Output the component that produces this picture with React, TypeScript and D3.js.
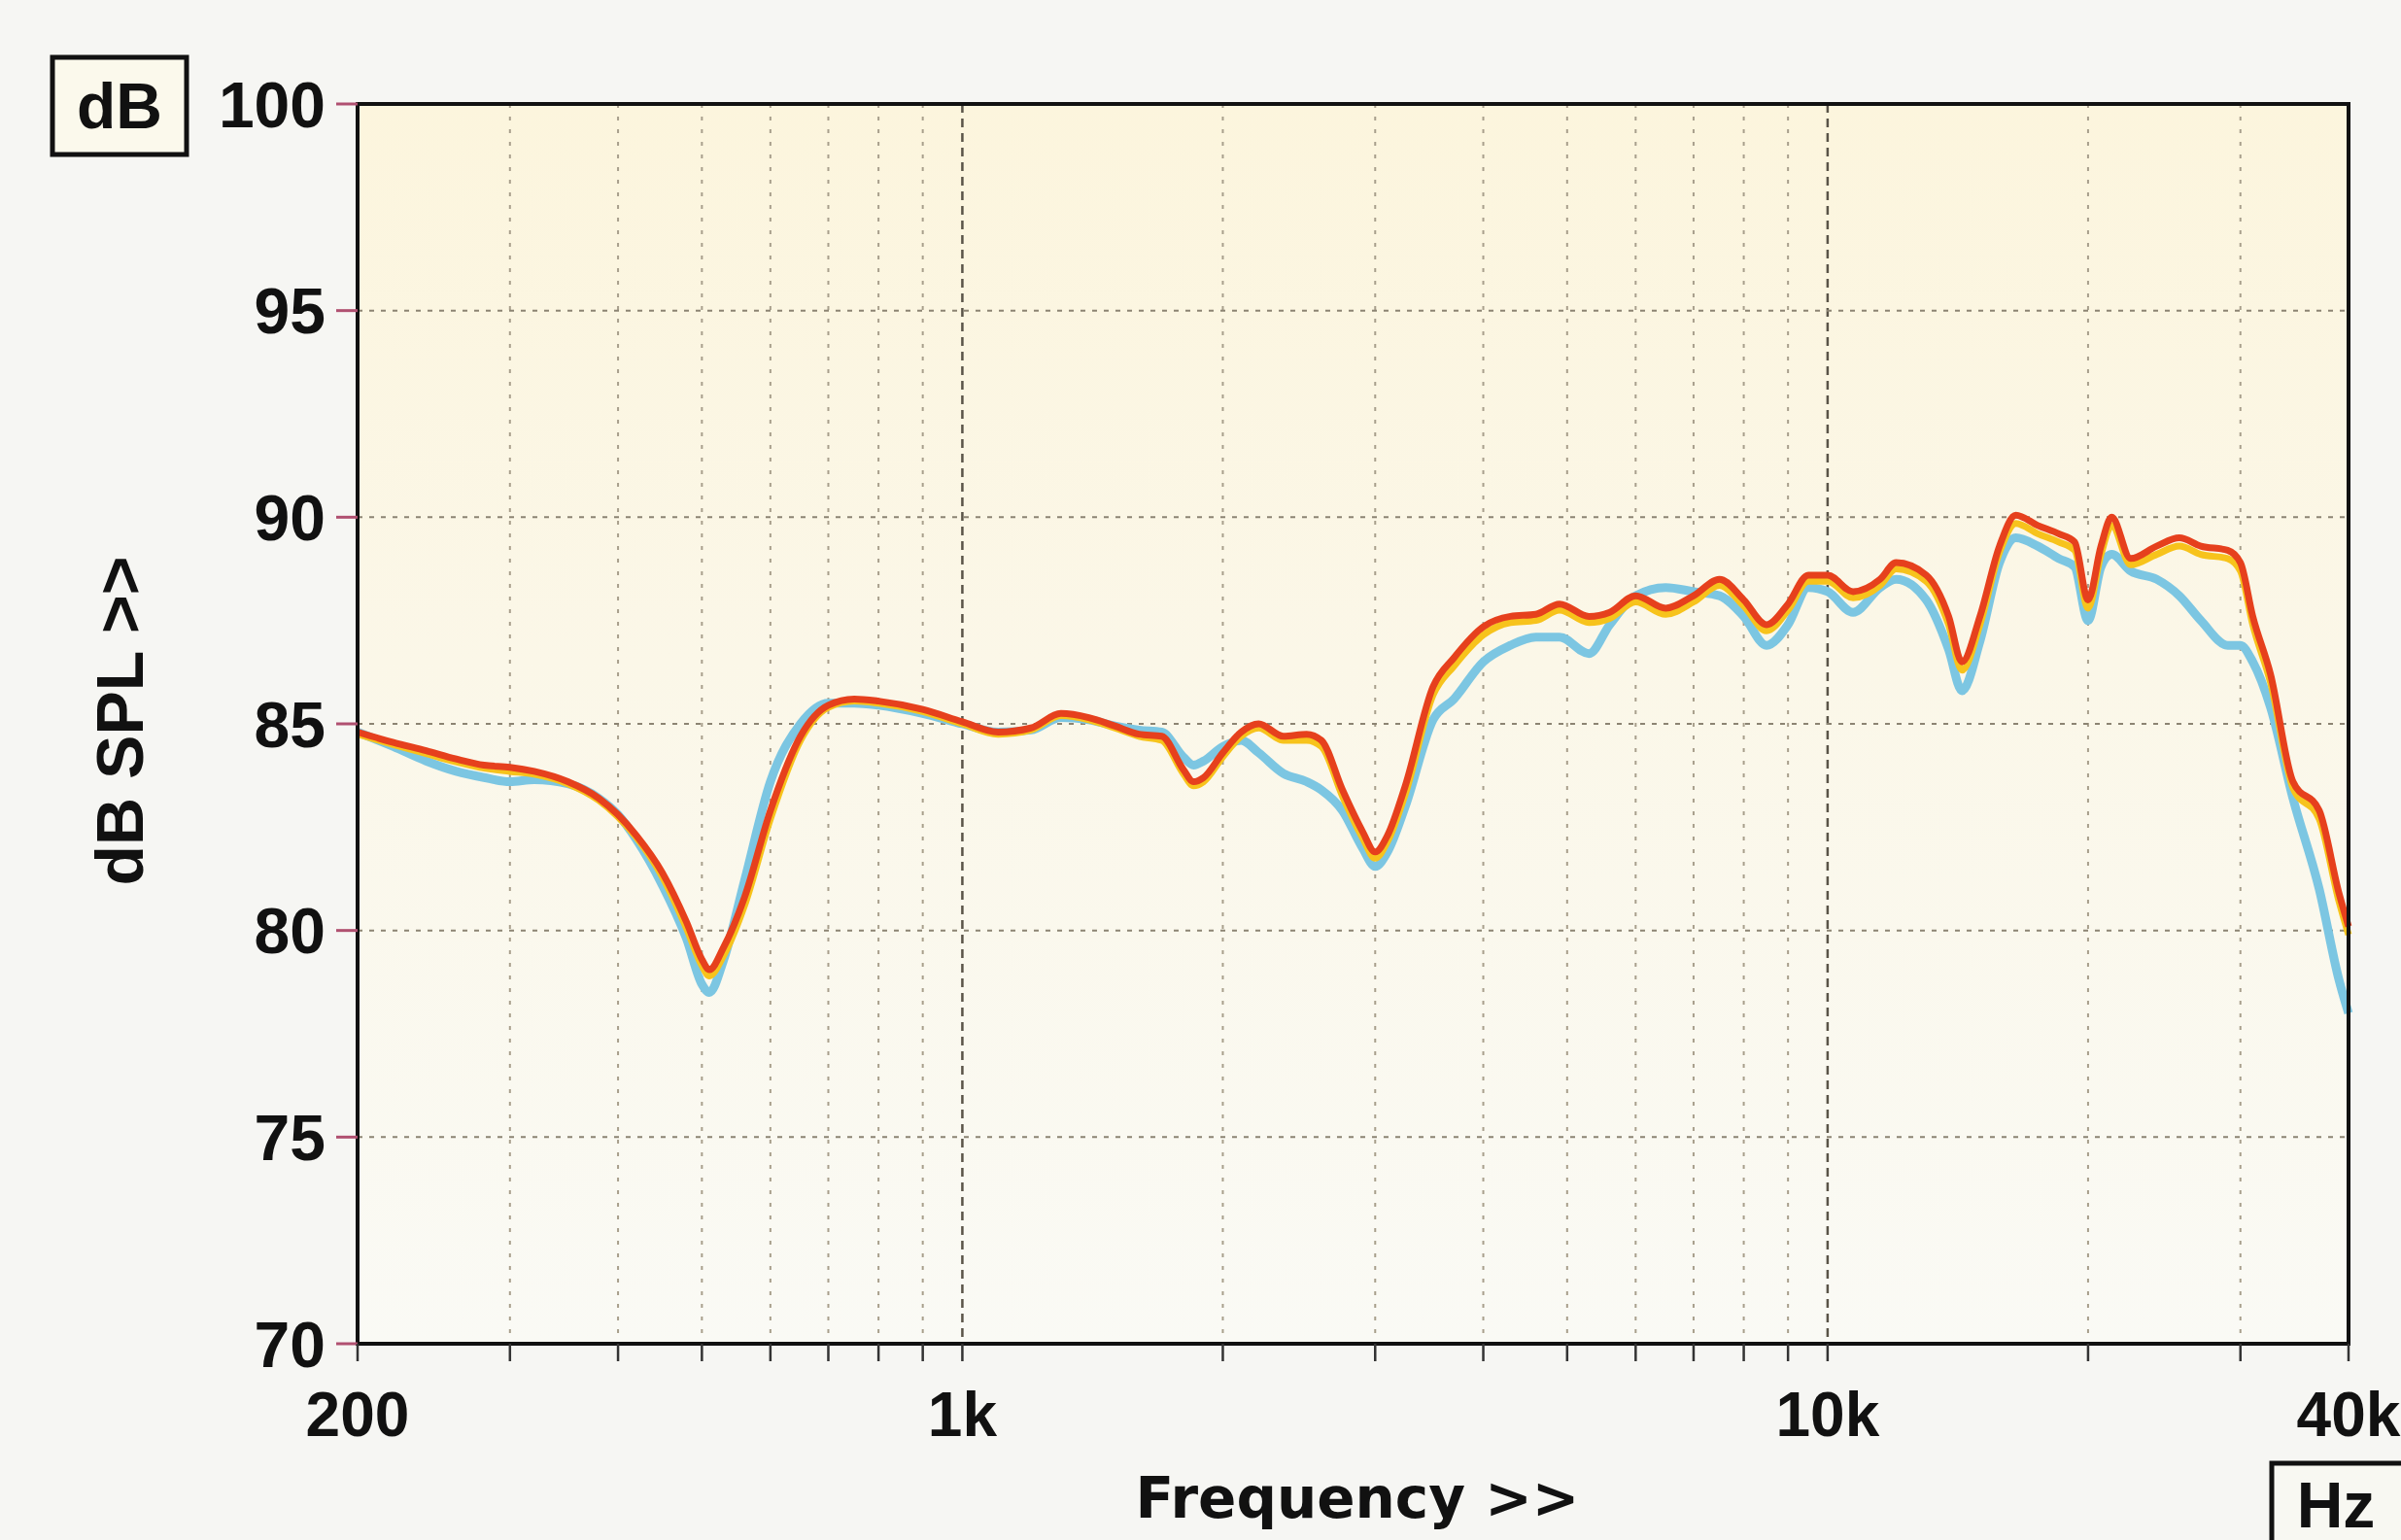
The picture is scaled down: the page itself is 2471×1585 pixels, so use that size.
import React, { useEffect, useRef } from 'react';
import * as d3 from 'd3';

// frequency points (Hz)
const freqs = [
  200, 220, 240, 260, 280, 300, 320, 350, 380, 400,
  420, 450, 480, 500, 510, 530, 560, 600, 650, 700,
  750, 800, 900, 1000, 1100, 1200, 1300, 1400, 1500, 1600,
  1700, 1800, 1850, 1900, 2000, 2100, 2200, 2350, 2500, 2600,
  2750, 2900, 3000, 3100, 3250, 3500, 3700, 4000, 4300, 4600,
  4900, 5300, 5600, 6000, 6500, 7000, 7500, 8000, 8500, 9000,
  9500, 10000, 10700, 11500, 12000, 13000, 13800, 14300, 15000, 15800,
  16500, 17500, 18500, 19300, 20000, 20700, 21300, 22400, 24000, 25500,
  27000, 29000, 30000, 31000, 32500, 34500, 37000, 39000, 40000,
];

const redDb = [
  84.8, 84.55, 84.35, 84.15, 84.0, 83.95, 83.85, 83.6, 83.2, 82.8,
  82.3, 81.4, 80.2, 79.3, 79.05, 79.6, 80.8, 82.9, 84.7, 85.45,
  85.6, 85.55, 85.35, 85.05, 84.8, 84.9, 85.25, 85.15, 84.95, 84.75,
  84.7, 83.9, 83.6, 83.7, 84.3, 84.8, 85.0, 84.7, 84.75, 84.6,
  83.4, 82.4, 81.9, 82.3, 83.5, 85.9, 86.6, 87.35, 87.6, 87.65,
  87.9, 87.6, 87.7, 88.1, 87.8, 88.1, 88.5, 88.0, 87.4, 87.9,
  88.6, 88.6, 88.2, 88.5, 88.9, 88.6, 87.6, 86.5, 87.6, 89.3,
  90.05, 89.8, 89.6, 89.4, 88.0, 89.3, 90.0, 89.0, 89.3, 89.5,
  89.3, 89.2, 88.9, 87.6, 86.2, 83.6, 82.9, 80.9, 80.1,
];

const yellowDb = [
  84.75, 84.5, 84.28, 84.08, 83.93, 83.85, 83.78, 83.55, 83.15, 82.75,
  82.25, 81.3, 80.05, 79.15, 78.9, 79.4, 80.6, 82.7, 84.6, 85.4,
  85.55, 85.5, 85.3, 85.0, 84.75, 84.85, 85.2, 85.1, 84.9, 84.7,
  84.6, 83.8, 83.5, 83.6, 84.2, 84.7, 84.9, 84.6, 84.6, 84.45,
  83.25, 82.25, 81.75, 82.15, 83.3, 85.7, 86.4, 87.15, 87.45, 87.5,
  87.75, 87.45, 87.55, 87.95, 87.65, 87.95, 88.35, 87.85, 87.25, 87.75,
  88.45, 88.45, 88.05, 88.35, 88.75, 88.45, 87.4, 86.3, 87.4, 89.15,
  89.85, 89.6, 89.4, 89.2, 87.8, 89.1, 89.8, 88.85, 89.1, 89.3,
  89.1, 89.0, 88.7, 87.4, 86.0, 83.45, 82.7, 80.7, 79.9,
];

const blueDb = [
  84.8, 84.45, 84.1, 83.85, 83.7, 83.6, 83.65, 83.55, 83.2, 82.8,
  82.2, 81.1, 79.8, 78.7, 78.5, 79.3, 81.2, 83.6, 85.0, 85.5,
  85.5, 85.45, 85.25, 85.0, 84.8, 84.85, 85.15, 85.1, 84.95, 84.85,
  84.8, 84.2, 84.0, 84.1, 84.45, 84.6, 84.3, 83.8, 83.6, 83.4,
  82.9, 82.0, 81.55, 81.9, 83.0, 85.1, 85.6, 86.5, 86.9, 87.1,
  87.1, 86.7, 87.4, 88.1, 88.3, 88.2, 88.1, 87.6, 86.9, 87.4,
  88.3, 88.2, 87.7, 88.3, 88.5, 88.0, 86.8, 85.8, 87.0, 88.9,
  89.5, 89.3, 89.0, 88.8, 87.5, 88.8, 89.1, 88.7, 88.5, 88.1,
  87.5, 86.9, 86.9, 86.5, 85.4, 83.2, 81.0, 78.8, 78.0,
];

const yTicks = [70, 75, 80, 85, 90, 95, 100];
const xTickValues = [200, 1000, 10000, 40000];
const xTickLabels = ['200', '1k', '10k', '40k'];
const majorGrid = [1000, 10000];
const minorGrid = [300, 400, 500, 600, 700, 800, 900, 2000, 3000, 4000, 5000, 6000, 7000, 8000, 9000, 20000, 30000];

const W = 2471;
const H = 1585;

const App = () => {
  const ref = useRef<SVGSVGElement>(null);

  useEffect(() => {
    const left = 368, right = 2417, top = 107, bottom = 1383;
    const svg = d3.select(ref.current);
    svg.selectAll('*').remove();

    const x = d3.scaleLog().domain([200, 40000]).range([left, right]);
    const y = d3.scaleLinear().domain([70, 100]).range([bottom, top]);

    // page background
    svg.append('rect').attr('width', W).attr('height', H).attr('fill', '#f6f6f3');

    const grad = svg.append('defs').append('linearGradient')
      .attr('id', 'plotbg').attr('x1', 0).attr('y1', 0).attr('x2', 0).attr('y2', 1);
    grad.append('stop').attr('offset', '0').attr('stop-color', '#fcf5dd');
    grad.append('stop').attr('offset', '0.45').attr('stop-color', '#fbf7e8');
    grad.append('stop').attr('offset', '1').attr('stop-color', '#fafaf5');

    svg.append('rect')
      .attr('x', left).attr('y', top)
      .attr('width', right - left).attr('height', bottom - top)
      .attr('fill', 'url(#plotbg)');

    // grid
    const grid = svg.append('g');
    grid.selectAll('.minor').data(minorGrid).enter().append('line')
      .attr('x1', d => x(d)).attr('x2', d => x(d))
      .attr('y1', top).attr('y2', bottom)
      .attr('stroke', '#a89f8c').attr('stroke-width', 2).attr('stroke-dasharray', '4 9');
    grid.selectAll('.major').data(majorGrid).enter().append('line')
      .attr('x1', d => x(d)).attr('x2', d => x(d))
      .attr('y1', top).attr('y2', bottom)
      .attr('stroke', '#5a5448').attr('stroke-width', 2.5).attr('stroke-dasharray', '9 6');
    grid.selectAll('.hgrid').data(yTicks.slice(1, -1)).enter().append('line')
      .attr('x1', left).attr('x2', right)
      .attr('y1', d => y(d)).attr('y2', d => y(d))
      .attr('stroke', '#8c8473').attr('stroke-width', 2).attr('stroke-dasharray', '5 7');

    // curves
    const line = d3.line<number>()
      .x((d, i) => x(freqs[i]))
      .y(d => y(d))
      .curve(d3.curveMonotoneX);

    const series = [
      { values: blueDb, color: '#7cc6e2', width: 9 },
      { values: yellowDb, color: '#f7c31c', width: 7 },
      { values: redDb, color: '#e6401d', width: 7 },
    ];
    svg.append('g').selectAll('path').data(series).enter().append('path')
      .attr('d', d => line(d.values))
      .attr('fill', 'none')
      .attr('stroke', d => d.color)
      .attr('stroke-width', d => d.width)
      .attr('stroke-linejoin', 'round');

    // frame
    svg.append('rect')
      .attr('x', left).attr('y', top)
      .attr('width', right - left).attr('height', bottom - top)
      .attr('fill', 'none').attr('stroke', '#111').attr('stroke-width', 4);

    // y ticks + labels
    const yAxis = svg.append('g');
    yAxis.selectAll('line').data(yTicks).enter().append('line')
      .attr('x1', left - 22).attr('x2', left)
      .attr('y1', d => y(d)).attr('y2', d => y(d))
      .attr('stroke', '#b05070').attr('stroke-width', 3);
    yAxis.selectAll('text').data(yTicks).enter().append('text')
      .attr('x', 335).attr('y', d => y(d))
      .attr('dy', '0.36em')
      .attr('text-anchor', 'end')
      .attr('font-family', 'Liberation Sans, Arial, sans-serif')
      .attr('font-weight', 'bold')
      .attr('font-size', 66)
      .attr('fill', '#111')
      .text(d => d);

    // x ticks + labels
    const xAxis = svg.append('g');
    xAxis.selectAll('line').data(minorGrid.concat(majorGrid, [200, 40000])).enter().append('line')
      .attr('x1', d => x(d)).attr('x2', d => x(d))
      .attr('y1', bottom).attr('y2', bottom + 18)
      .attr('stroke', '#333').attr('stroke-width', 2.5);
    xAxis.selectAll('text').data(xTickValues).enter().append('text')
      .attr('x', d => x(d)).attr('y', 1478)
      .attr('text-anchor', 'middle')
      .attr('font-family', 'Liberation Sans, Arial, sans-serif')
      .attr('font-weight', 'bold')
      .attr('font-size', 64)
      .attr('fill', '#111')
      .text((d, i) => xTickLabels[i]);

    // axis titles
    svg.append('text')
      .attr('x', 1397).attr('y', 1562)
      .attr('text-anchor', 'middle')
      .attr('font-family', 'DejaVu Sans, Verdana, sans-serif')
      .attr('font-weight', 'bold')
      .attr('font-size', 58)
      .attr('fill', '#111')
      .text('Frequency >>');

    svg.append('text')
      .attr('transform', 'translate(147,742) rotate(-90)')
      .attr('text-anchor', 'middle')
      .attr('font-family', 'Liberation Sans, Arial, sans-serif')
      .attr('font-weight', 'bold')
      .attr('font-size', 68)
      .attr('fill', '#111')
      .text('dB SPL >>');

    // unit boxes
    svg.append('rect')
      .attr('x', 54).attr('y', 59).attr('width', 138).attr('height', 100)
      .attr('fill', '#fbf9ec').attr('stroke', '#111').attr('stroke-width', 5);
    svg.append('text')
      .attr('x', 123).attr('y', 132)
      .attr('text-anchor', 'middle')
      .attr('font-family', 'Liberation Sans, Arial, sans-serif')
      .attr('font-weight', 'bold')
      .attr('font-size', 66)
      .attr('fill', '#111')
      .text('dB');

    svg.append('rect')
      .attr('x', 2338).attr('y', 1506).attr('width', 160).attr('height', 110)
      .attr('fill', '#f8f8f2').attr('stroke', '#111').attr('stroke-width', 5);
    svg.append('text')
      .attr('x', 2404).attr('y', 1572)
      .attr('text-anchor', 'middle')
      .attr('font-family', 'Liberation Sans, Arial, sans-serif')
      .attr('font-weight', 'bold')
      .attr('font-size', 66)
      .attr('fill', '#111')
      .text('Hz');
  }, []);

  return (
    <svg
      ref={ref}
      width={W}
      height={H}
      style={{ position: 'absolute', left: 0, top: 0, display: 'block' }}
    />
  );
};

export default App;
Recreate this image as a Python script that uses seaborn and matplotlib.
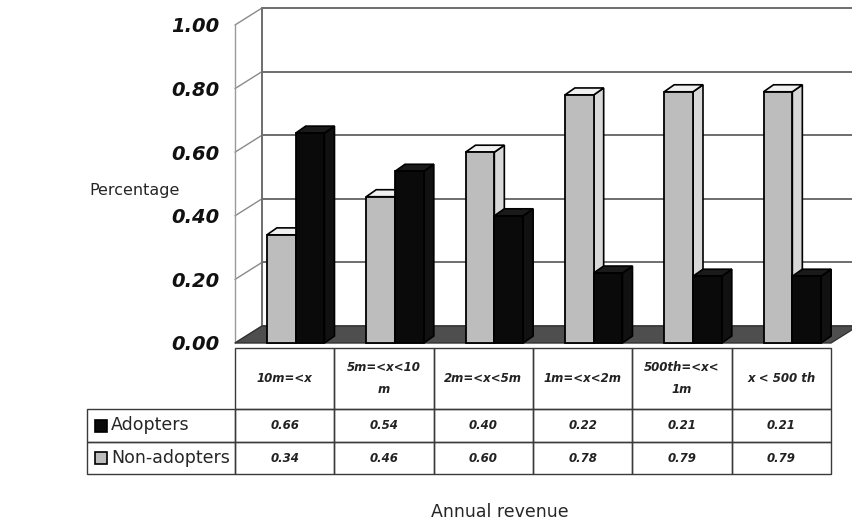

* **Stated goal**: Set the lines above down again, word for word, from the first through the one containing "import * as d3 from 'd3';"; pictures excluded.

* **Task answer**:
Output the component that produces this picture with React, TypeScript and D3.js.
The picture is scaled down: the page itself is 2471×1585 pixels, so use that size.
import React, { useEffect, useRef } from 'react';
import * as d3 from 'd3';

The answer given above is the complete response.